The common crawl dataset is a crawl of the web which has been made freely available on S3 as a public dataset. There are a couple of guides out there for accessing the common crawl dataset from Hadoop, but I wanted to take a peak at the data before analysing it.

Here’s how you do this from EC2, this doesn’t incur any charges, but doing this from an external host will.

First, fire up an instance on EC2 and login. Then:

sudo su
yum install git
git clone git://github.com/s3tools/s3cmd.git

The current version (April 2012) of s3cmd is borked for “requester pays” datasets. It needs patches as described here: http://arxiv.org/help/bulk_data_s3

The instructions basically say add the following lines to S3/S3.py:

        if self.s3.config.extra_headers:
          self.headers.update(self.s3.config.extra_headers)

after:

class S3Request(object):
    def __init__(self, s3, method_string, resource, headers, params = {}):
        self.s3 = s3
        self.headers = SortedDict(headers or {}, ignore_case = True)

Then install it:

python setup.py install
s3cmd --configure

In the AWS management console, go to the top right where your name is, select, select “Security Credentials” get your access key and secret key and enter them in to s3cmd. For the other options you can accept the defaults.
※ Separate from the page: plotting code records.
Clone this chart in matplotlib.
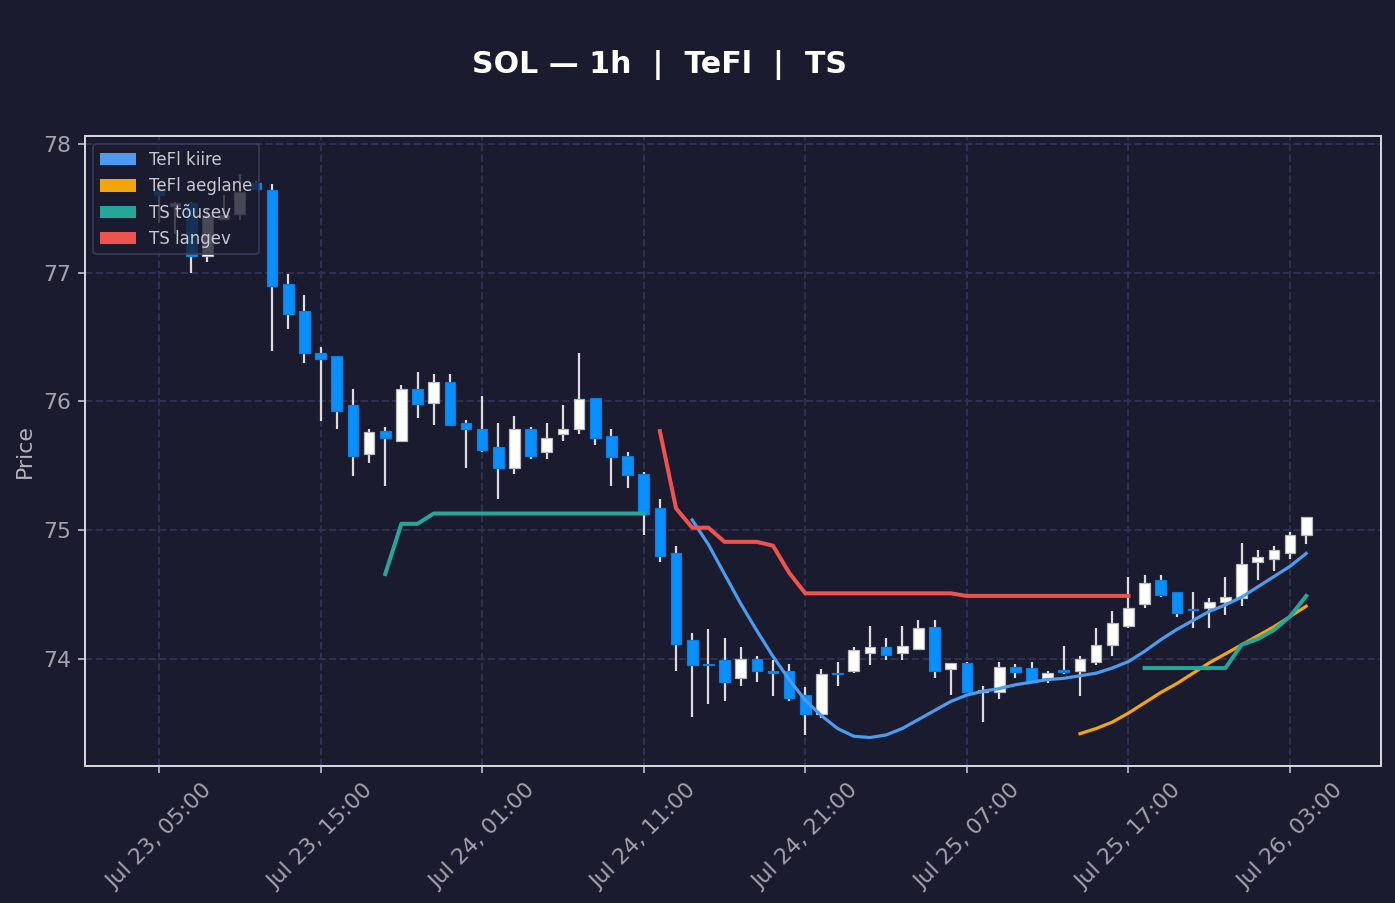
import numpy as np
import pandas as pd
import matplotlib
matplotlib.use("Agg")
import matplotlib.pyplot as plt
import matplotlib.dates as mdates
from matplotlib.patches import Patch

# ---------------- data ----------------
start_time = "2024-07-23 05:00"
n_candles = 72

opens = [77.64, 77.52, 77.54, 77.13, 77.42, 77.46, 77.70, 77.64, 76.91, 76.70,
         76.38, 76.35, 75.97, 75.59, 75.77, 75.69, 76.10, 75.99, 76.15, 75.83,
         75.79, 75.65, 75.48, 75.79, 75.61, 75.75, 75.79, 76.03, 75.73, 75.58,
         75.44, 75.17, 74.82, 74.15, 73.96, 73.99, 73.85, 74.00, 73.91, 73.91,
         73.72, 73.57, 73.89, 73.91, 74.05, 74.09, 74.05, 74.08, 74.25, 73.92,
         73.97, 73.745, 73.74, 73.94, 73.93, 73.85, 73.91, 73.91, 73.98, 74.11,
         74.26, 74.43, 74.61, 74.52, 74.39, 74.40, 74.44, 74.47, 74.75, 74.78,
         74.82, 74.96]
highs = [77.70, 77.55, 77.55, 77.49, 77.60, 77.77, 77.71, 77.69, 76.99, 76.83,
         76.42, 76.35, 76.10, 75.79, 75.80, 76.13, 76.23, 76.21, 76.21, 75.86,
         76.04, 75.83, 75.89, 75.80, 75.83, 75.97, 76.38, 76.03, 75.79, 75.61,
         75.45, 75.24, 74.88, 74.20, 74.23, 74.16, 74.09, 74.02, 73.99, 73.96,
         73.78, 73.92, 73.98, 74.09, 74.26, 74.16, 74.26, 74.30, 74.30, 73.97,
         73.98, 73.79, 73.98, 73.96, 73.98, 73.91, 74.10, 74.02, 74.24, 74.37,
         74.64, 74.65, 74.65, 74.52, 74.52, 74.47, 74.64, 74.90, 74.85, 74.88,
         74.99, 75.10]
lows = [77.39, 77.30, 77.00, 77.08, 77.41, 77.41, 77.64, 76.39, 76.56, 76.30,
        75.85, 75.79, 75.42, 75.52, 75.34, 75.69, 75.87, 75.82, 75.82, 75.48,
        75.61, 75.24, 75.44, 75.55, 75.55, 75.69, 75.75, 75.66, 75.34, 75.33,
        74.96, 74.75, 73.91, 73.55, 73.65, 73.67, 73.79, 73.82, 73.71, 73.67,
        73.41, 73.54, 73.79, 73.89, 73.95, 73.99, 73.99, 74.08, 73.85, 73.72,
        73.74, 73.51, 73.69, 73.85, 73.81, 73.81, 73.88, 73.71, 73.95, 74.02,
        74.24, 74.40, 74.48, 74.33, 74.24, 74.24, 74.34, 74.41, 74.61, 74.68,
        74.78, 74.89]
closes = [77.60, 77.54, 77.13, 77.45, 77.45, 77.63, 77.65, 76.90, 76.68, 76.38,
          76.33, 75.93, 75.58, 75.76, 75.72, 76.10, 75.98, 76.15, 75.82, 75.79,
          75.62, 75.48, 75.79, 75.58, 75.72, 75.79, 76.02, 75.72, 75.57, 75.43,
          75.13, 74.80, 74.12, 73.95, 73.95, 73.82, 74.00, 73.91, 73.89, 73.70,
          73.57, 73.88, 73.88, 74.07, 74.09, 74.03, 74.10, 74.24, 73.91, 73.97,
          73.74, 73.755, 73.94, 73.90, 73.82, 73.89, 73.90, 74.00, 74.11, 74.28,
          74.40, 74.59, 74.50, 74.36, 74.38, 74.44, 74.48, 74.74, 74.79, 74.85,
          74.96, 75.10]

# TeFl kiire (fast) starts at candle 33
tefl_kiire_start = 33
tefl_kiire = [75.08, 74.89, 74.66, 74.43, 74.22, 74.02, 73.84, 73.68, 73.56, 73.46,
              73.40, 73.39, 73.41, 73.46, 73.53, 73.60, 73.67, 73.72, 73.75, 73.77,
              73.80, 73.82, 73.84, 73.85, 73.87, 73.89, 73.93, 73.98, 74.06, 74.15,
              74.23, 74.30, 74.37, 74.42, 74.48, 74.56, 74.64, 74.72, 74.82]
# TeFl aeglane (slow) starts at candle 57
tefl_aeglane_start = 57
tefl_aeglane = [73.42, 73.46, 73.51, 73.58, 73.66, 73.74, 73.81, 73.89, 73.97, 74.04,
                74.11, 74.18, 74.25, 74.33, 74.41]
# TS tõusev (rising), two segments
ts_up1_start = 14
ts_up1 = [74.66, 75.05, 75.05, 75.13, 75.13, 75.13, 75.13, 75.13, 75.13, 75.13,
          75.13, 75.13, 75.13, 75.13, 75.13, 75.13, 75.13]
ts_up2_start = 61
ts_up2 = [73.93, 73.93, 73.93, 73.93, 73.93, 73.93, 74.11, 74.155, 74.225, 74.33, 74.49]
# TS langev (falling)
ts_down_start = 31
ts_down = [75.77, 75.17, 75.02, 75.02, 74.91, 74.91, 74.91, 74.88, 74.67, 74.51,
           74.51, 74.51, 74.51, 74.51, 74.51, 74.51, 74.51, 74.51, 74.51, 74.49,
           74.49, 74.49, 74.49, 74.49, 74.49, 74.49, 74.49, 74.49, 74.49, 74.49]

title = "SOL — 1h  |  TeFl  |  TS"
legend_labels = ["TeFl kiire", "TeFl aeglane", "TS tõusev", "TS langev"]
ylabel = "Price"

# ---------------- style ----------------
BG = "#1a1b2e"
GRID = "#2e3050"
SPINE = "#d4d4dc"
TICK = "#a4a4ae"
UP = "#ffffff"
DOWN = "#0a8fff"
WICK = "#dcdce2"
C_KIIRE = "#4d9bef"
C_AEGLANE = "#f2a60c"
C_UP = "#26a69a"
C_DOWN = "#ef5350"

times = pd.date_range(start_time, periods=n_candles, freq="h")
x = mdates.date2num(times.to_pydatetime())
hour = 1.0 / 24.0

DPI = 144
fig = plt.figure(figsize=(1395 / DPI, 903 / DPI), dpi=DPI, facecolor=BG)
ax = fig.add_axes([85 / 1395, 1 - 766 / 903, (1381 - 85) / 1395, (766 - 136) / 903])
ax.set_facecolor(BG)

o = np.array(opens); h = np.array(highs); l = np.array(lows); c = np.array(closes)
up = c >= o
ax.vlines(x, l, h, color=WICK, linewidth=1.1, zorder=2)
bottom = np.minimum(o, c)
height = np.maximum(np.abs(c - o), 0.012)
ax.bar(x[up], height[up], bottom=bottom[up], width=0.66 * hour, color=UP,
       edgecolor="#b9b9c2", linewidth=0.6, zorder=3)
ax.bar(x[~up], height[~up], bottom=bottom[~up], width=0.66 * hour, color=DOWN,
       edgecolor="#0b7fe0", linewidth=0.6, zorder=3)


def seg(start, vals):
    return x[start:start + len(vals)], vals


ax.plot(*seg(tefl_kiire_start, tefl_kiire), color=C_KIIRE, lw=1.6, zorder=4)
ax.plot(*seg(tefl_aeglane_start, tefl_aeglane), color=C_AEGLANE, lw=1.6, zorder=4)
ax.plot(*seg(ts_up1_start, ts_up1), color=C_UP, lw=2.0, zorder=4)
ax.plot(*seg(ts_up2_start, ts_up2), color=C_UP, lw=2.0, zorder=4)
ax.plot(*seg(ts_down_start, ts_down), color=C_DOWN, lw=2.0, zorder=4)

ax.set_xlim(x[0] - 4.58 * hour, x[0] + 75.63 * hour)
ax.set_ylim(73.169, 78.062)
ax.set_yticks([74, 75, 76, 77, 78])
ax.set_xticks(x[::10])
ax.xaxis.set_major_formatter(mdates.DateFormatter("%b %d, %H:%M"))
for lab in ax.get_xticklabels():
    lab.set_rotation(45)
    lab.set_ha("center")

ax.grid(True, linestyle="--", color=GRID, linewidth=1.0, zorder=0)
ax.set_axisbelow(True)
for sp in ax.spines.values():
    sp.set_color(SPINE)
    sp.set_linewidth(1.0)
ax.tick_params(colors=TICK, labelsize=11, length=3.5, width=1)
ax.set_ylabel(ylabel, color="#b4b4bd", fontsize=11, labelpad=4)

handles = [Patch(facecolor=col, edgecolor="none") for col in (C_KIIRE, C_AEGLANE, C_UP, C_DOWN)]
leg = ax.legend(handles, legend_labels, loc="upper left", fontsize=8.3,
                facecolor=BG, edgecolor="#3b3d5c", framealpha=0.8,
                borderaxespad=0.5, handlelength=2.15, handleheight=0.75)
for t in leg.get_texts():
    t.set_color("#c8c8d0")

fig.text(660 / 1395, 1 - 64.5 / 903, title, ha="center", va="center",
         fontsize=15, fontweight="bold", color="white")

fig.savefig("out.png", dpi=DPI, facecolor=BG)
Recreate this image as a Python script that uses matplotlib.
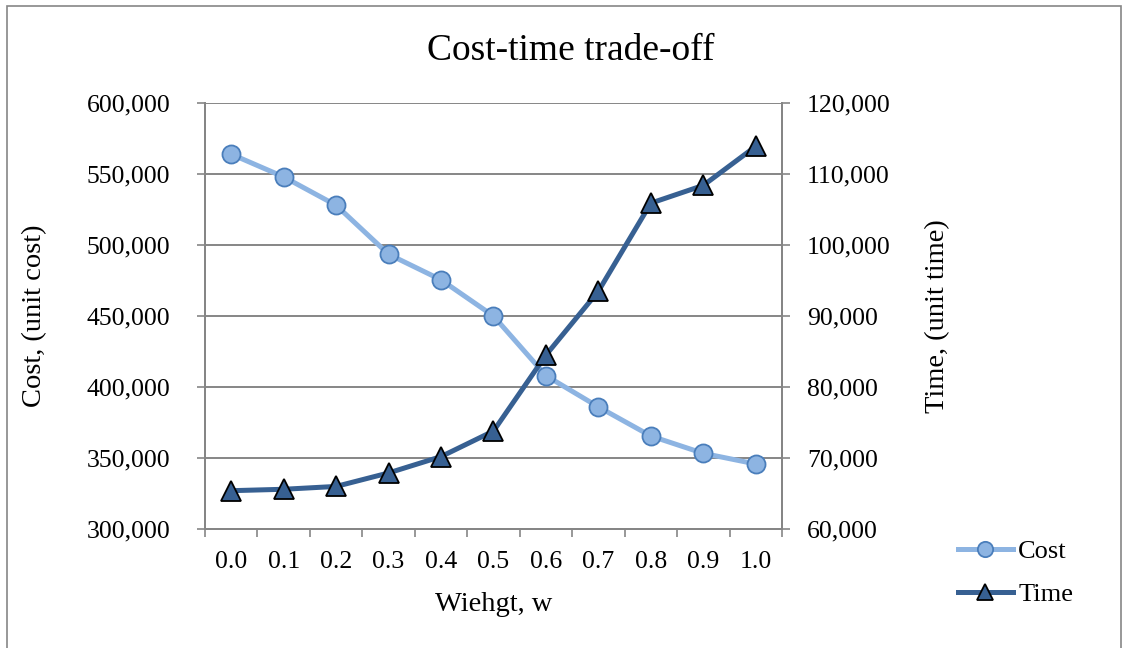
import matplotlib.pyplot as plt
import numpy as np
from matplotlib.patches import Rectangle
from matplotlib.ticker import FuncFormatter
from matplotlib.lines import Line2D

plt.rcParams['font.family'] = ['Liberation Serif', 'DejaVu Serif']

# weight values and the two objectives
weights = ['0.0', '0.1', '0.2', '0.3', '0.4', '0.5', '0.6', '0.7', '0.8', '0.9', '1.0']
cost = [564000, 548000, 528000, 493500, 475500, 450000, 408000, 386000, 365500, 353300, 345800]
time = [65400, 65600, 66000, 67900, 70200, 73800, 84500, 93500, 105900, 108400, 113900]

cost_color = '#8DB4E2'
cost_edge = '#4A7EBB'
time_color = '#376092'
grid_color = '#868686'

fig = plt.figure(figsize=(11.25, 6.48), dpi=100)
fig.patches.append(Rectangle((0.006, -0.01), 0.99, 1.0, transform=fig.transFigure,
                             fill=False, edgecolor=grid_color, linewidth=1.2))

ax = fig.add_axes([0.1822, 0.1836, 0.5129, 0.6574])
ax2 = ax.twinx()

x = np.arange(len(weights))
ax.plot(x, cost, color=cost_color, linewidth=3.6, marker='o', markersize=13,
        markerfacecolor=cost_color, markeredgecolor=cost_edge, markeredgewidth=1.3,
        zorder=3, clip_on=False)
ax2.plot(x, time, color=time_color, linewidth=3.6, marker='^', markersize=14,
         markerfacecolor=time_color, markeredgecolor='black', markeredgewidth=1.3,
         zorder=3, clip_on=False)

ax.set_xlim(-0.5, len(weights) - 0.5)
ax.set_ylim(300000, 600000)
ax2.set_ylim(60000, 120000)
ax.set_yticks(np.arange(300000, 600001, 50000))
ax2.set_yticks(np.arange(60000, 120001, 10000))
fmt = FuncFormatter(lambda v, p: f'{int(v):,}')
ax.yaxis.set_major_formatter(fmt)
ax2.yaxis.set_major_formatter(fmt)

# category labels in the middle, tick marks on the boundaries
ax.set_xticks(x)
ax.set_xticklabels(weights)
ax.set_xticks(np.arange(-0.5, len(weights)), minor=True)
ax.tick_params(axis='x', which='major', length=0, pad=16, labelsize=18.5)
ax.tick_params(axis='x', which='minor', length=6, width=1.2, color=grid_color, direction='out')
ax.tick_params(axis='y', length=6, width=1.2, color=grid_color, labelsize=18.5, pad=19)
ax2.tick_params(axis='y', length=6, width=1.2, color=grid_color, labelsize=18.5, pad=12)

ax.grid(axis='y', color=grid_color, linewidth=1.4)
ax.set_axisbelow(True)
for a in (ax, ax2):
    a.spines['top'].set_visible(False)
    for s in ('left', 'right', 'bottom'):
        a.spines[s].set_color(grid_color)
        a.spines[s].set_linewidth(1.4)

ax.set_xlabel('Wiehgt, w', fontsize=20.5)
ax.set_ylabel('Cost, (unit cost)', fontsize=20.5)
ax2.set_ylabel('Time, (unit time)', fontsize=20.5)
for lab in (ax.xaxis.label, ax.yaxis.label, ax2.yaxis.label):
    lab.set_va('center')
ax.xaxis.set_label_coords(0.5, -0.177)
ax.yaxis.set_label_coords(-0.295, 0.5)
ax2.yaxis.set_label_coords(1.27, 0.5)
fig.text(0.507, 0.922, 'Cost-time trade-off', fontsize=27, ha='center', va='center')

handles = [
    Line2D([], [], color=cost_color, linewidth=3.6, marker='o', markersize=11,
           markerfacecolor=cost_color, markeredgecolor=cost_edge, markeredgewidth=1.3),
    Line2D([], [], color=time_color, linewidth=3.6, marker='^', markersize=12,
           markerfacecolor=time_color, markeredgecolor='black', markeredgewidth=1.3),
]
fig.legend(handles, ['Cost', 'Time'], loc='center left', bbox_to_anchor=(0.83, 0.116),
           frameon=False, fontsize=19, handlelength=2.1, handletextpad=0.2,
           labelspacing=0.75)

fig.savefig('out.png', dpi=100)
You can then access the dataset.

List the bucket:

s3cmd ls --add-header=x-amz-request-payer:requester s3://aws-publicdatasets/common-crawl/crawl-002

Fetch a file:

s3cmd get --add-header=x-amz-request-payer:requester s3://aws-publicdatasets/common-crawl/crawl-002/2010/01/06/1/1262851198963_1.arc.gz

Once you’ve fetched a file you can decompress it as follows:

gunzip -c 1262851198963_1.arc.gz > text